Ungheria 1956, la rivoluzione vinta ma feconda, scrisse il grande François Fejto, intellettuale e storico immigrato. Nagy e Maléter furono esempio per le speranze di riformare il socialismo di Alexander Dubcek a Praga (stroncate anche quelle da un'invasione sovietica), poi della voglia di libertà dei dissidenti cecoslovacchi attorno a Vaclav Havel, e ancor più di Solidarnosc, il movimento democratico polacco che avviò la fine dell'Impero. Ci conoscemmo negli anni della guerra fredda, Fejto e io, quando una fine dell'oppressione sembrava a noi occidentali impossibile, ma non a lui né all'altro grande intellettuale ungherese scappato dopo il '56, Pàl Lendvai, poi alta sfera del Financial Times. Li rincontrai in quell'estate indimenticabile del 1989 al solenne funerale-riabilitazione di Imre Nagy, loro a fianco di Judit la vedova indomabile e fiera. A quella cerimonia il discorso più coraggioso fu tenuto da un giovane allora dissidente liberal, Viktor Orbán: "Fuori le truppe sovietiche occupanti". Bei ricordi, ma lontani.

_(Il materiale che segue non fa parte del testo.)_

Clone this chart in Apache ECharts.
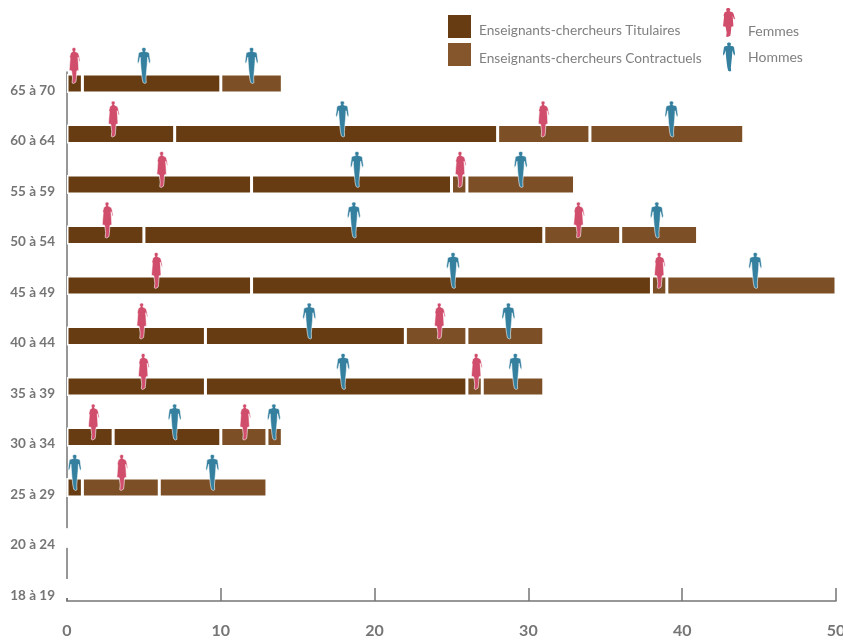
<!DOCTYPE html>
<html>
<head>
<meta charset="utf-8">
<style>html,body{margin:0;padding:0;background:#fff}#chart{width:843px;height:641px}</style>
<script src="https://cdn.jsdelivr.net/npm/echarts@6/dist/echarts.min.js"></script>
</head>
<body>
<div id="chart"></div>
<script>
// Tranches d'âge, de haut en bas
const ageGroups = ['65 à 70','60 à 64','55 à 59','50 à 54','45 à 49','40 à 44','35 à 39','30 à 34','25 à 29','20 à 24','18 à 19'];

// Effectifs par statut et par sexe
const titulairesFemmes     = [1, 7, 12, 5, 12, 9, 9, 3, 0, 0, 0];
const titulairesHommes     = [9, 21, 13, 26, 26, 13, 17, 7, 1, 0, 0];
const contractuelsFemmes   = [0, 6, 1, 5, 1, 4, 1, 3, 5, 0, 0];
const contractuelsHommes   = [4, 10, 7, 5, 11, 5, 4, 1, 7, 0, 0];

// Abscisses des silhouettes sur chaque ligne : [position, indice de la tranche]
const silhouettesFemmes = [
  [0.5,0],[3.05,1],[31,1],[6.2,2],[25.6,2],[2.65,3],[33.3,3],[5.85,4],[38.55,4],
  [4.9,5],[24.25,5],[5,6],[26.65,6],[1.75,7],[11.6,7],[3.6,8]
];
const silhouettesHommes = [
  [5,0],[12,0],[17.9,1],[39.3,1],[18.85,2],[29.5,2],[18.65,3],[38.35,3],[25.1,4],[44.75,4],
  [15.75,5],[28.7,5],[17.95,6],[29.15,6],[7,7],[13.45,7],[0.5,8],[9.45,8]
];

const FONT = 'Lato,Roboto,sans-serif';
const GREY = '#757575';
const BROWN_T = '#673c12';
const BROWN_C = '#7c4f27';
const ROSE = '#d14d6c';
const BLUE = '#35809f';

const FEMME = 'path://M15 0C17.500 0 19 2 19 5C19 8 18 9 17.500 11L22 14C24 15 25 18 26 24L28 38L26 39L23.500 27L25 63L21 65L20 85L19 96L14 100L11 98L12 85L10 65L5 63L7 30L6 26L8 15L12.500 11C11 9 11 7 11 5C11 2 12.500 0 15 0Z';
const HOMME = 'path://M15 0C18 0 19.500 2 19.500 5C19.500 8 18.500 10 18 11L24 13C26 14 27 16 27 20L29 38L28 46L25.500 40L23 27L22 48L21 62L19.500 85L20 98L17 100L13 97L11 85L9 62L8 46L7 27L4.500 40L2 46L1 38L3 20C3 16 4 14 6 13L12 11C11.500 10 10.500 8 10.500 5C10.500 2 12 0 15 0Z';

function stackBar(name, values, color) {
  return {
    type: 'bar', name, stack: 'effectifs', data: values,
    xAxisIndex: 0, yAxisIndex: 0, barWidth: 19, z: 2, silent: true,
    itemStyle: { color, borderColor: '#fff', borderWidth: 1.5 }
  };
}
function figures(name, points, path, color, width) {
  return {
    type: 'scatter', name, xAxisIndex: 0, yAxisIndex: 0, z: 5, silent: true,
    symbol: path, symbolSize: [width, 36],
    symbolOffset: [0, -15],
    itemStyle: { color, borderColor: '#fff', borderWidth: 0.5, opacity: 1 },
    data: points.map(p => p[1] === 0 ? { value: p, symbolOffset: [0, -18] } : { value: p })
  };
}

const chart = echarts.init(document.getElementById('chart'), null, { renderer: 'canvas' });
chart.setOption({
  animation: false,
  backgroundColor: '#fff',
  grid: [
    { left: 67, right: 7, top: 58.25, height: 555.5, outerBoundsMode: 'none' },
    { left: 67, right: 7, top: 72, bottom: 40, outerBoundsMode: 'none' }
  ],
  legend: [
    {
      left: 448, top: 15, padding: 0, orient: 'vertical', itemWidth: 23, itemHeight: 23, itemGap: 5,
      selectedMode: false, icon: 'rect',
      data: [
        { name: 'Enseignants-chercheurs Titulaires', itemStyle: { color: BROWN_T, borderWidth: 0 } },
        { name: 'Enseignants-chercheurs Contractuels', itemStyle: { color: '#85552b', borderWidth: 0 } }
      ],
      formatter: '{t|{name}}',
      textStyle: {
        fontFamily: FONT, fontSize: 13.7, color: '#808080', padding: [0, 0, 0, 3],
        rich: { t: { fontFamily: FONT, fontSize: 13.7, color: '#808080', lineHeight: 22, verticalAlign: 'bottom' } }
      }
    },
    {
      left: 723, top: 8, padding: 0, orient: 'vertical', itemWidth: 12, itemHeight: 29, itemGap: 4,
      selectedMode: false,
      data: [
        { name: 'Femmes', icon: FEMME, symbolKeepAspect: false, itemStyle: { color: ROSE, borderWidth: 0 } },
        { name: 'Hommes', icon: HOMME, symbolKeepAspect: false, itemStyle: { color: BLUE, borderWidth: 0 } }
      ],
      formatter: n => n === 'Femmes' ? '{f|' + n + '}' : '{h|' + n + '}',
      textStyle: {
        fontFamily: FONT, fontSize: 14, color: '#808080', padding: [0, 0, 0, 8],
        rich: {
          f: { fontFamily: FONT, fontSize: 14, color: '#808080', lineHeight: 32, verticalAlign: 'bottom' },
          h: { fontFamily: FONT, fontSize: 14, color: '#808080', lineHeight: 16 }
        }
      }
    }
  ],
  xAxis: [
    { gridIndex: 0, type: 'value', min: 0, max: 50, show: false },
    {
      gridIndex: 1, type: 'value', min: 0, max: 50, interval: 10,
      axisLine: { show: true, lineStyle: { color: GREY, width: 1.5 } },
      axisTick: { show: true, inside: true, length: 13, lineStyle: { color: GREY, width: 1.5 } },
      splitLine: { show: false },
      axisLabel: { margin: 22, fontFamily: FONT, fontSize: 16, fontWeight: 'bold', color: GREY }
    }
  ],
  yAxis: [
    {
      gridIndex: 0, type: 'category', inverse: true, data: ageGroups,
      axisLine: { show: false }, axisTick: { show: false },
      axisLabel: { margin: 12, fontFamily: FONT, fontSize: 13.5, fontWeight: 'bold', color: GREY, verticalAlign: 'top', interval: 0 }
    },
    {
      gridIndex: 1, type: 'value', min: 0, max: 1,
      axisLine: { show: true, lineStyle: { color: GREY, width: 1.5 } },
      axisTick: { show: false }, axisLabel: { show: false }, splitLine: { show: false }
    }
  ],
  series: [
    stackBar('Enseignants-chercheurs Titulaires', titulairesFemmes, BROWN_T),
    stackBar('Enseignants-chercheurs Titulaires', titulairesHommes, BROWN_T),
    stackBar('Enseignants-chercheurs Contractuels', contractuelsFemmes, BROWN_C),
    stackBar('Enseignants-chercheurs Contractuels', contractuelsHommes, BROWN_C),
    figures('Femmes', silhouettesFemmes, FEMME, ROSE, 11),
    figures('Hommes', silhouettesHommes, HOMME, BLUE, 13)
  ]
});
</script>
</body>
</html>
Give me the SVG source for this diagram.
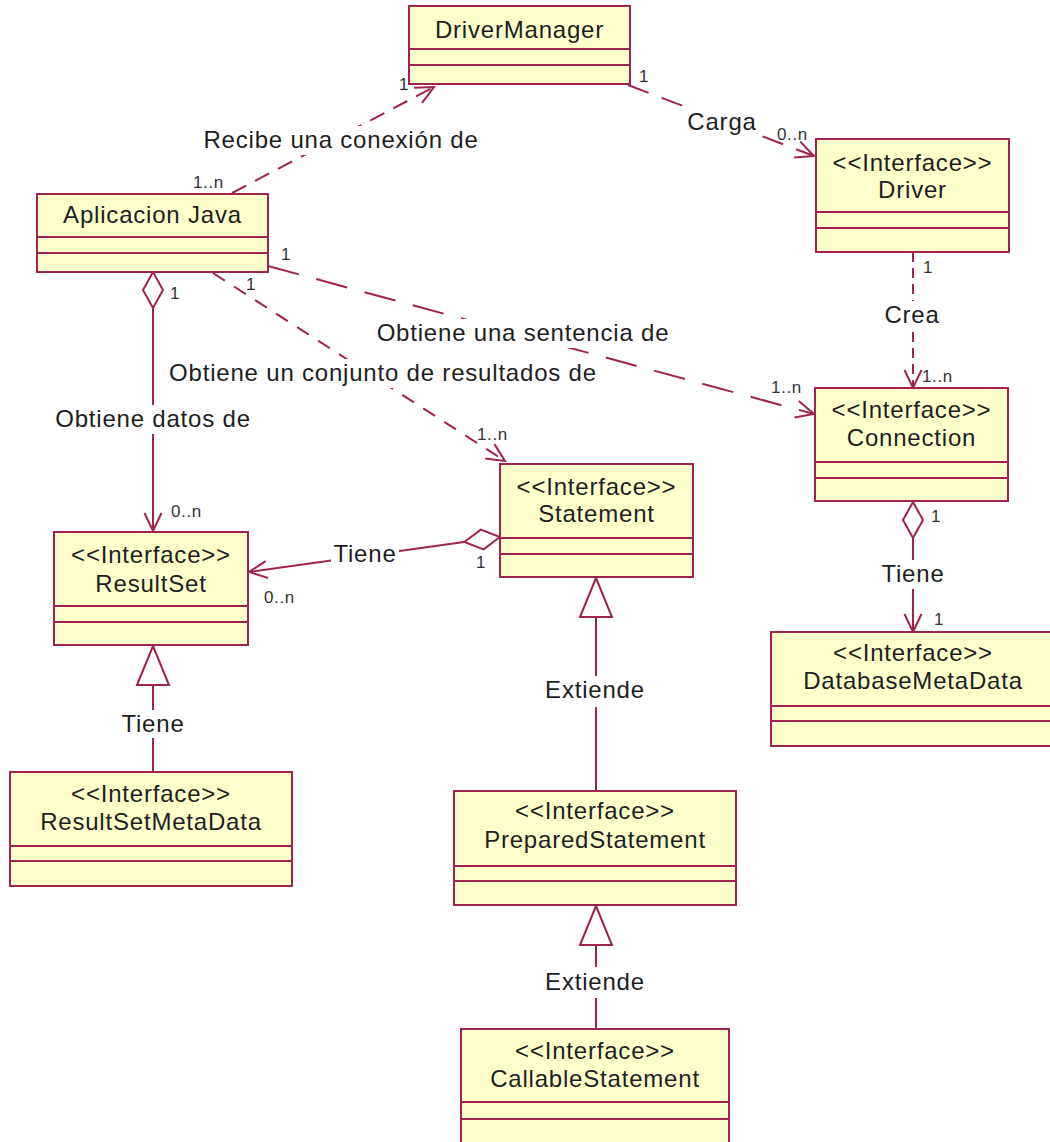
<svg xmlns="http://www.w3.org/2000/svg" width="1050" height="1142" viewBox="0 0 1050 1142">
  <style>
    .box { fill: #FFFFCC; stroke: #A0224E; stroke-width: 2; }
    .sep { stroke: #A0224E; stroke-width: 2; }
    .t { font-family: "Liberation Sans", Arial, sans-serif; font-size: 24px; fill: #1e1e1e; text-anchor: middle; letter-spacing: 0.8px; }
    .m { font-family: "Liberation Sans", Arial, sans-serif; font-size: 17px; fill: #333333; letter-spacing: 0.6px; }
    .ln { fill: none; stroke: #A0224E; stroke-width: 2; }
    .bg { fill: #FFFFFF; }
  </style>
  <defs>
    <!-- open arrowhead for navigable ends -->
    <marker id="open" markerUnits="userSpaceOnUse" markerWidth="24" markerHeight="24" refX="18" refY="8.5" orient="auto" overflow="visible">
      <path d="M0,0 L18,8.5 L0,17" fill="none" stroke="#A0224E" stroke-width="2" stroke-dasharray="none"/>
    </marker>
    <!-- hollow diamond for aggregation -->
    <marker id="diamond" markerUnits="userSpaceOnUse" markerWidth="40" markerHeight="24" refX="0" refY="10" orient="auto" overflow="visible">
      <path d="M0,10 L18,0 L36,10 L18,20 Z" fill="#FFFFFF" stroke="#A0224E" stroke-width="2"/>
    </marker>
    <!-- hollow triangle for generalization -->
    <marker id="hollow" markerUnits="userSpaceOnUse" markerWidth="42" markerHeight="34" refX="39" refY="16" orient="auto" overflow="visible">
      <path d="M0,0 L39,16 L0,32 Z" fill="#FFFFFF" stroke="#A0224E" stroke-width="2"/>
    </marker>
  </defs>

  <rect width="1050" height="1142" fill="#FFFFFF"/>

  <g id="connectors">
    <!-- dependencies -->
    <path class="ln" d="M232,193 L434,87" stroke-dasharray="16 10" marker-end="url(#open)"/>
    <path class="ln" d="M628,85 L814,156" stroke-dasharray="22 14" marker-end="url(#open)"/>
    <path class="ln" d="M913,252 L913,388" stroke-dasharray="10 6" marker-end="url(#open)"/>
    <path class="ln" d="M268,266 L814,414" stroke-dasharray="32 18" marker-end="url(#open)"/>
    <path class="ln" d="M213,273 L505,461" stroke-dasharray="14 11" marker-end="url(#open)"/>
    <!-- aggregations -->
    <path class="ln" d="M153,272 L153,531" marker-start="url(#diamond)" marker-end="url(#open)"/>
    <path class="ln" d="M500,537 L249,572" marker-start="url(#diamond)" marker-end="url(#open)"/>
    <path class="ln" d="M913,502 L913,632" marker-start="url(#diamond)" marker-end="url(#open)"/>
    <!-- generalizations -->
    <path class="ln" d="M153,771 L153,646" marker-end="url(#hollow)"/>
    <path class="ln" d="M596,790 L596,578" marker-end="url(#hollow)"/>
    <path class="ln" d="M596,1029 L596,906" marker-end="url(#hollow)"/>

    <!-- label backgrounds break the lines -->
    <rect class="bg" x="201" y="126" width="280" height="29"/>
    <rect class="bg" x="684" y="108" width="76" height="29"/>
    <rect class="bg" x="884" y="301" width="58" height="29"/>
    <rect class="bg" x="377" y="319" width="292" height="29"/>
    <rect class="bg" x="169" y="359" width="428" height="29"/>
    <rect class="bg" x="54" y="405" width="198" height="29"/>
    <rect class="bg" x="331" y="540" width="68" height="29"/>
    <rect class="bg" x="879" y="560" width="68" height="29"/>
    <rect class="bg" x="119" y="710" width="68" height="28"/>
    <rect class="bg" x="545" y="676" width="100" height="31"/>
    <rect class="bg" x="545" y="967" width="100" height="31"/>

    <!-- association labels -->
    <text class="t" x="341" y="148">Recibe una conexión de</text>
    <text class="t" x="722" y="130">Carga</text>
    <text class="t" x="912" y="323">Crea</text>
    <text class="t" x="523" y="341">Obtiene una sentencia de</text>
    <text class="t" x="383" y="381">Obtiene un conjunto de resultados de</text>
    <text class="t" x="153" y="427">Obtiene datos de</text>
    <text class="t" x="365" y="562">Tiene</text>
    <text class="t" x="913" y="582">Tiene</text>
    <text class="t" x="153" y="732">Tiene</text>
    <text class="t" x="595" y="698">Extiende</text>
    <text class="t" x="595" y="990">Extiende</text>

    <!-- multiplicities -->
    <text class="m" x="193" y="188">1..n</text>
    <text class="m" x="399" y="90">1</text>
    <text class="m" x="639" y="82">1</text>
    <text class="m" x="777" y="140">0..n</text>
    <text class="m" x="923" y="273">1</text>
    <text class="m" x="922" y="382">1..n</text>
    <text class="m" x="771" y="393">1..n</text>
    <text class="m" x="281" y="260">1</text>
    <text class="m" x="246" y="290">1</text>
    <text class="m" x="170" y="299">1</text>
    <text class="m" x="477" y="440">1..n</text>
    <text class="m" x="171" y="517">0..n</text>
    <text class="m" x="264" y="603">0..n</text>
    <text class="m" x="476" y="568">1</text>
    <text class="m" x="931" y="522">1</text>
    <text class="m" x="934" y="625">1</text>
  </g>

  <g id="DriverManager">
    <rect class="box" x="409" y="6" width="221" height="78"/>
    <line class="sep" x1="409" y1="49" x2="630" y2="49"/>
    <line class="sep" x1="409" y1="65" x2="630" y2="65"/>
    <text class="t" x="519.5" y="38">DriverManager</text>
  </g>

  <g id="AplicacionJava">
    <rect class="box" x="37" y="194" width="231" height="78"/>
    <line class="sep" x1="37" y1="237" x2="268" y2="237"/>
    <line class="sep" x1="37" y1="253" x2="268" y2="253"/>
    <text class="t" x="152.5" y="223">Aplicacion Java</text>
  </g>

  <g id="Driver">
    <rect class="box" x="816" y="139" width="193" height="113"/>
    <line class="sep" x1="816" y1="212" x2="1009" y2="212"/>
    <line class="sep" x1="816" y1="228" x2="1009" y2="228"/>
    <text class="t" x="912.5" y="171">&lt;&lt;Interface&gt;&gt;</text>
    <text class="t" x="912.5" y="198">Driver</text>
  </g>

  <g id="Connection">
    <rect class="box" x="815" y="388" width="193" height="113"/>
    <line class="sep" x1="815" y1="462" x2="1008" y2="462"/>
    <line class="sep" x1="815" y1="478" x2="1008" y2="478"/>
    <text class="t" x="911.5" y="418">&lt;&lt;Interface&gt;&gt;</text>
    <text class="t" x="911.5" y="446">Connection</text>
  </g>

  <g id="Statement">
    <rect class="box" x="500" y="464" width="193" height="113"/>
    <line class="sep" x1="500" y1="538" x2="693" y2="538"/>
    <line class="sep" x1="500" y1="554" x2="693" y2="554"/>
    <text class="t" x="596.5" y="495">&lt;&lt;Interface&gt;&gt;</text>
    <text class="t" x="596.5" y="522">Statement</text>
  </g>

  <g id="ResultSet">
    <rect class="box" x="54" y="532" width="194" height="113"/>
    <line class="sep" x1="54" y1="606" x2="248" y2="606"/>
    <line class="sep" x1="54" y1="622" x2="248" y2="622"/>
    <text class="t" x="151" y="563">&lt;&lt;Interface&gt;&gt;</text>
    <text class="t" x="151" y="592">ResultSet</text>
  </g>

  <g id="DatabaseMetaData">
    <rect class="box" x="771" y="632" width="285" height="114"/>
    <line class="sep" x1="771" y1="706" x2="1056" y2="706"/>
    <line class="sep" x1="771" y1="721" x2="1056" y2="721"/>
    <text class="t" x="913" y="661">&lt;&lt;Interface&gt;&gt;</text>
    <text class="t" x="913" y="689">DatabaseMetaData</text>
  </g>

  <g id="ResultSetMetaData">
    <rect class="box" x="10" y="772" width="282" height="114"/>
    <line class="sep" x1="10" y1="846" x2="292" y2="846"/>
    <line class="sep" x1="10" y1="861" x2="292" y2="861"/>
    <text class="t" x="151" y="802">&lt;&lt;Interface&gt;&gt;</text>
    <text class="t" x="151" y="830">ResultSetMetaData</text>
  </g>

  <g id="PreparedStatement">
    <rect class="box" x="454" y="791" width="282" height="114"/>
    <line class="sep" x1="454" y1="866" x2="736" y2="866"/>
    <line class="sep" x1="454" y1="881" x2="736" y2="881"/>
    <text class="t" x="595" y="819">&lt;&lt;Interface&gt;&gt;</text>
    <text class="t" x="595" y="848">PreparedStatement</text>
  </g>

  <g id="CallableStatement">
    <rect class="box" x="461" y="1029" width="268" height="114"/>
    <line class="sep" x1="461" y1="1102" x2="729" y2="1102"/>
    <line class="sep" x1="461" y1="1119" x2="729" y2="1119"/>
    <text class="t" x="595" y="1059">&lt;&lt;Interface&gt;&gt;</text>
    <text class="t" x="595" y="1087">CallableStatement</text>
  </g>
</svg>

Orbàn, abilissimo trasformista è divenuto popolare premier nazionalconservatore al potere dal 2010. Riforme costituzionali, limiti a media, corte suprema, e secondo le ong occupazione dello Stato da parte del partito del premier (Fidesz) e amicizie ferree con gli oligarchi che lo appoggiano. Realtà diversa dai sogni di Nagy e Maléter che morirono all'alba. Oggi nei libri di testo di Storia magiari Orbàn e Horthy sono celebrati come patrioti più di Nagy e Maléter. Alla cerimonia ufficiale del resto oltre al presidente polacco non dovrebbero essere presenti altri leader di paesi democratici. Una foto di gruppo con Orbàn non piace a molti. Peccato per la memoria dell'eroico '56. E nessuno oggi nell'Ungheria di Orbàn in prima fila nel no ai migranti ricorda che allora i migranti, i fuggiaschi da guerra, orrore, violenze e morte erano ungheresi.